Rows from a dataset of charts and code

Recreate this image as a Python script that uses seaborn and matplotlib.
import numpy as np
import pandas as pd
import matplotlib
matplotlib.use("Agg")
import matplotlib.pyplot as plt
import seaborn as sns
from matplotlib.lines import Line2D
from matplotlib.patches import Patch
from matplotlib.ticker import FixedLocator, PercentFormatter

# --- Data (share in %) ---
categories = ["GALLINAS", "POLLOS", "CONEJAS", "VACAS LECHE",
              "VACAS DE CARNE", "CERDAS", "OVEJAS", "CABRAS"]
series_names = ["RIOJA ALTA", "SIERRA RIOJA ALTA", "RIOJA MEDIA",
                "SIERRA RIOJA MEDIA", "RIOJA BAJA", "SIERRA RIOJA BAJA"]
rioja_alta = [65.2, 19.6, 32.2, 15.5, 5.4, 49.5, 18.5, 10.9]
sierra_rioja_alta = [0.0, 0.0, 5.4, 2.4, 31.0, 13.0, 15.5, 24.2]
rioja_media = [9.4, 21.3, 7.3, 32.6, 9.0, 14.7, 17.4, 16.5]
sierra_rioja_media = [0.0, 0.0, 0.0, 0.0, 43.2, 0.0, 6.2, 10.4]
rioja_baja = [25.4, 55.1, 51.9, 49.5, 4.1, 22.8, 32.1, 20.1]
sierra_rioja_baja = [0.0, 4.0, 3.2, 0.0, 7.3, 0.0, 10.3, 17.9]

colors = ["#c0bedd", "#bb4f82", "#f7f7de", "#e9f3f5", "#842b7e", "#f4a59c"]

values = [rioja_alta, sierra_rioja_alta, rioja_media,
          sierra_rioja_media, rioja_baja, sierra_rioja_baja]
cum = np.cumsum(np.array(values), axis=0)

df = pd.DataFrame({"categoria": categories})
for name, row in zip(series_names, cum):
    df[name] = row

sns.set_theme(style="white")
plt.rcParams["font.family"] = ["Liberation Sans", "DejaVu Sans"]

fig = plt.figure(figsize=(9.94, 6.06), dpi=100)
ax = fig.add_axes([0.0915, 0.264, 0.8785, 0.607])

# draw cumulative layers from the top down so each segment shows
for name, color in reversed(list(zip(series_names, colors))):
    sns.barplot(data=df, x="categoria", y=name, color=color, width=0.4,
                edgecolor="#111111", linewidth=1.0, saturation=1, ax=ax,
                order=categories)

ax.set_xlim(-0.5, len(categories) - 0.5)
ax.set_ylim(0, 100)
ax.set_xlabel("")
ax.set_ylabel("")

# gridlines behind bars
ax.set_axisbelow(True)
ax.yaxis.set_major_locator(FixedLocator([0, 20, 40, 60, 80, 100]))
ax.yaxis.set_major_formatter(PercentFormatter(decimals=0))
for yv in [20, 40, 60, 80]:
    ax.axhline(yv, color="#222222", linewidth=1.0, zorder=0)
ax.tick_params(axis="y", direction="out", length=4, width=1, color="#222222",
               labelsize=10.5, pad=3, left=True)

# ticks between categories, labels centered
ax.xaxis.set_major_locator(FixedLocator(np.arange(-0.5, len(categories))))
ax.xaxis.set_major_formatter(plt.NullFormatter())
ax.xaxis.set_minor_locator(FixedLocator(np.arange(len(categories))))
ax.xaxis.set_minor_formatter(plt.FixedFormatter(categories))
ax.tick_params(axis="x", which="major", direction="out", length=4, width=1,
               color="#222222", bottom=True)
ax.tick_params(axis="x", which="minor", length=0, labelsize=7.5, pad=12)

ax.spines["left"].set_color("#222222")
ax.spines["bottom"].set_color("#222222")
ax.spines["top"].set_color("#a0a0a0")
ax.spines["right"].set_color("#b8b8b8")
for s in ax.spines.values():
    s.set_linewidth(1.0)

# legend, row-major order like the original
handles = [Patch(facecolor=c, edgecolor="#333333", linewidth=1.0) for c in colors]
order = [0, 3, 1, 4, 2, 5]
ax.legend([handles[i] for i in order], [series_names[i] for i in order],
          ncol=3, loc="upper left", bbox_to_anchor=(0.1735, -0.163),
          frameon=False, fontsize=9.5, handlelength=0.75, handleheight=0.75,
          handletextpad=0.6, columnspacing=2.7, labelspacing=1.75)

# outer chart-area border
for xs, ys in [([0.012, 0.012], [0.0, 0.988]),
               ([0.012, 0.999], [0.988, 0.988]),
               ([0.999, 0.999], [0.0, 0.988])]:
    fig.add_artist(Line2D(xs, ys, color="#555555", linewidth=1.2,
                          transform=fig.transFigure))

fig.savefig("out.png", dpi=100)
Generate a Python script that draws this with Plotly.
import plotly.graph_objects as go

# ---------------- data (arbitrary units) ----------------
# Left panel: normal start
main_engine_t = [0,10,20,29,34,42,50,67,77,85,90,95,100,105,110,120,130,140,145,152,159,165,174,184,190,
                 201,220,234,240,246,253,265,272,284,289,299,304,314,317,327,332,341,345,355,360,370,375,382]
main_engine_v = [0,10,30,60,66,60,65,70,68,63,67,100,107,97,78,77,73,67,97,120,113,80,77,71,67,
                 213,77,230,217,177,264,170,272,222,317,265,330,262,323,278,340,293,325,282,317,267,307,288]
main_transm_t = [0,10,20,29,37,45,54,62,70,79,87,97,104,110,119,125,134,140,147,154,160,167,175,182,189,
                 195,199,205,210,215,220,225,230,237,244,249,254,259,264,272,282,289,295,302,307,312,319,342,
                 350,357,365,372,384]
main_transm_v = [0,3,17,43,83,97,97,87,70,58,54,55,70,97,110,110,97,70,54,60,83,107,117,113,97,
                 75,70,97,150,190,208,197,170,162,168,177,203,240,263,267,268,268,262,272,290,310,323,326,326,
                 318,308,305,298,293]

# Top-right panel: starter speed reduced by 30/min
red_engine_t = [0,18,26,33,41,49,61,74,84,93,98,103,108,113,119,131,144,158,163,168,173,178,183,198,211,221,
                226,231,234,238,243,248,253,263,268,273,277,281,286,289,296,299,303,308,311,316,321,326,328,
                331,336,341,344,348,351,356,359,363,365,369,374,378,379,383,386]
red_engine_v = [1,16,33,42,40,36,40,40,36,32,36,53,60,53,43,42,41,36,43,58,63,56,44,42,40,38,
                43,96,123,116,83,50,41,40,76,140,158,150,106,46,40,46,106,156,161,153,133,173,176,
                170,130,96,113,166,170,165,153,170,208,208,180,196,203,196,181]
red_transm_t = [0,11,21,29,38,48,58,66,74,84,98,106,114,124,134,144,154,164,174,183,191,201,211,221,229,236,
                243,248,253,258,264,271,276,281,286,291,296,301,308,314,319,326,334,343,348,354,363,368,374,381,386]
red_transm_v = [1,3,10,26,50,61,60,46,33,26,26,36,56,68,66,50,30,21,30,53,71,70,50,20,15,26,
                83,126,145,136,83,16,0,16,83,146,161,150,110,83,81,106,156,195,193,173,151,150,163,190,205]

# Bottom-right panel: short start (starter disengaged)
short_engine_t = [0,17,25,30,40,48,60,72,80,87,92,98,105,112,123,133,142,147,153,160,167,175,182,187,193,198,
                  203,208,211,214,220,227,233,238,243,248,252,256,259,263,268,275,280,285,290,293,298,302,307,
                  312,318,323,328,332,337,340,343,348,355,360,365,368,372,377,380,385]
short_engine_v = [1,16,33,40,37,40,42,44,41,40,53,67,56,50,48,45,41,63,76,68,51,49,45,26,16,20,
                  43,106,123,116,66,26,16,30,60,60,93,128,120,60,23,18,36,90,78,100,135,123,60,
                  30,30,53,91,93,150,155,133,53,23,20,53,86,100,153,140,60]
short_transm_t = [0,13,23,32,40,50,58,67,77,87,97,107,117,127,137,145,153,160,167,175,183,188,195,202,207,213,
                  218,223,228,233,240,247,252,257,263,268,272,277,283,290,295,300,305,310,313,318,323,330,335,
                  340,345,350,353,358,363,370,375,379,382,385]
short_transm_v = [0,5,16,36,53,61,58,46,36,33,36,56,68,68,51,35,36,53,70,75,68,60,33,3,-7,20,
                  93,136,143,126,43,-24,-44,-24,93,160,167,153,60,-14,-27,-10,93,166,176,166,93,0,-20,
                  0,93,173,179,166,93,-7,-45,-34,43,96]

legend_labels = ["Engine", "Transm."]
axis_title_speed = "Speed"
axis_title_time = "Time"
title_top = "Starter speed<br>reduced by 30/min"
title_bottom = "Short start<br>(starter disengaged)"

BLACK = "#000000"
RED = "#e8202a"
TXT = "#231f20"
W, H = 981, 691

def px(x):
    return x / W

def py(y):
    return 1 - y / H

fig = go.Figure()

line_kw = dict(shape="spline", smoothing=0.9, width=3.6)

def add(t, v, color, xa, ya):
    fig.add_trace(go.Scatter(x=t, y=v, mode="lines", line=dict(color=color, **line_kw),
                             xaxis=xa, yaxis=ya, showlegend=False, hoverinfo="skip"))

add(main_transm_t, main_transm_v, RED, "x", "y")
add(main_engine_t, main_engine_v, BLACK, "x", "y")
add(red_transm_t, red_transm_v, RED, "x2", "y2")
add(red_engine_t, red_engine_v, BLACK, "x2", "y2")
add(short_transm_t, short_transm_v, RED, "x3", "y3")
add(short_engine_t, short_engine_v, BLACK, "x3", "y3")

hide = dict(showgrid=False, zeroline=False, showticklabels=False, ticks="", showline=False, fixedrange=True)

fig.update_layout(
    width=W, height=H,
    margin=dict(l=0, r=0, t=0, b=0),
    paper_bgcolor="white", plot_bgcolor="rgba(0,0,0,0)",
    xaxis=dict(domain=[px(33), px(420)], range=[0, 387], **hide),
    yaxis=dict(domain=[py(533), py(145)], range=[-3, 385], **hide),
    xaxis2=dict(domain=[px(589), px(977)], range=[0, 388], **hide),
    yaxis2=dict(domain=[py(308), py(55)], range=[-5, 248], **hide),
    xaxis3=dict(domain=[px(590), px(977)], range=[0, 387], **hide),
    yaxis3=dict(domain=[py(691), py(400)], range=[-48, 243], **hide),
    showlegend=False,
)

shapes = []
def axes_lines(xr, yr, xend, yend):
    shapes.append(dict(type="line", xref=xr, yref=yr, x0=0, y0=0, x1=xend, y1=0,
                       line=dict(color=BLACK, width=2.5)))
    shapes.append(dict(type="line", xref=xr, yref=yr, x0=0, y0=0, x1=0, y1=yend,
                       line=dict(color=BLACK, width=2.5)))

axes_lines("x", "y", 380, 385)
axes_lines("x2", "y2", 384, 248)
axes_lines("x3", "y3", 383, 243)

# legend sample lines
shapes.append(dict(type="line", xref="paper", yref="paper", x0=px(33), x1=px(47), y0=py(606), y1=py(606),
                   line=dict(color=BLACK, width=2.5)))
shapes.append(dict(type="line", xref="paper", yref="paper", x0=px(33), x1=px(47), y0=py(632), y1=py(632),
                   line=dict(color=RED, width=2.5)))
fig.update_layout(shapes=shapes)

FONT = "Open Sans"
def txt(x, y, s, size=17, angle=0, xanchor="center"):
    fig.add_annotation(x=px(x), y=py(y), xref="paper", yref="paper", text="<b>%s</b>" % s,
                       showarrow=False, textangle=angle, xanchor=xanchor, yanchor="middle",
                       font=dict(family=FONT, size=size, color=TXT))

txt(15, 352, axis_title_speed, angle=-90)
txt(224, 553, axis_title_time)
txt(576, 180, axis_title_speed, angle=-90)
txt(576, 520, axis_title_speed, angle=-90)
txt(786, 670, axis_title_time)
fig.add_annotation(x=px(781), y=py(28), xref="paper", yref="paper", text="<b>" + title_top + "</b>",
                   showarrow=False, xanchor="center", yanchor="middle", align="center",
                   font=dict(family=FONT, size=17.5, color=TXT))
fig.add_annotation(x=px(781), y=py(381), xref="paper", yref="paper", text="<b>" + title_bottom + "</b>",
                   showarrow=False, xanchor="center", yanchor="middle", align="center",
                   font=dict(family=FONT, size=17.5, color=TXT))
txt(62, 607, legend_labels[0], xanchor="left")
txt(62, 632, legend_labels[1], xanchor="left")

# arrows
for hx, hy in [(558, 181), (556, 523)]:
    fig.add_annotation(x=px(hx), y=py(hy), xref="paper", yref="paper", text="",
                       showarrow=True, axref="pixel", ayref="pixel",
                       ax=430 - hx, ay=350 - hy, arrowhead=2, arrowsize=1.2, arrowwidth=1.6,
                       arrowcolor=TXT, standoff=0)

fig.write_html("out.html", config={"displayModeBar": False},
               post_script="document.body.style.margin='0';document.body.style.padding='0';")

• **OBJECTIVE**
Reproduce exactly the lines from the beginning of the entries above up to and including the line that contains "from matplotlib.ticker import".

• **FINAL RESULT**
Recreate this image as a Python script that uses seaborn and matplotlib.
import numpy as np
import pandas as pd
import matplotlib
matplotlib.use("Agg")
import matplotlib.pyplot as plt
import seaborn as sns
from matplotlib.lines import Line2D
from matplotlib.patches import Patch
from matplotlib.ticker import FixedLocator, PercentFormatter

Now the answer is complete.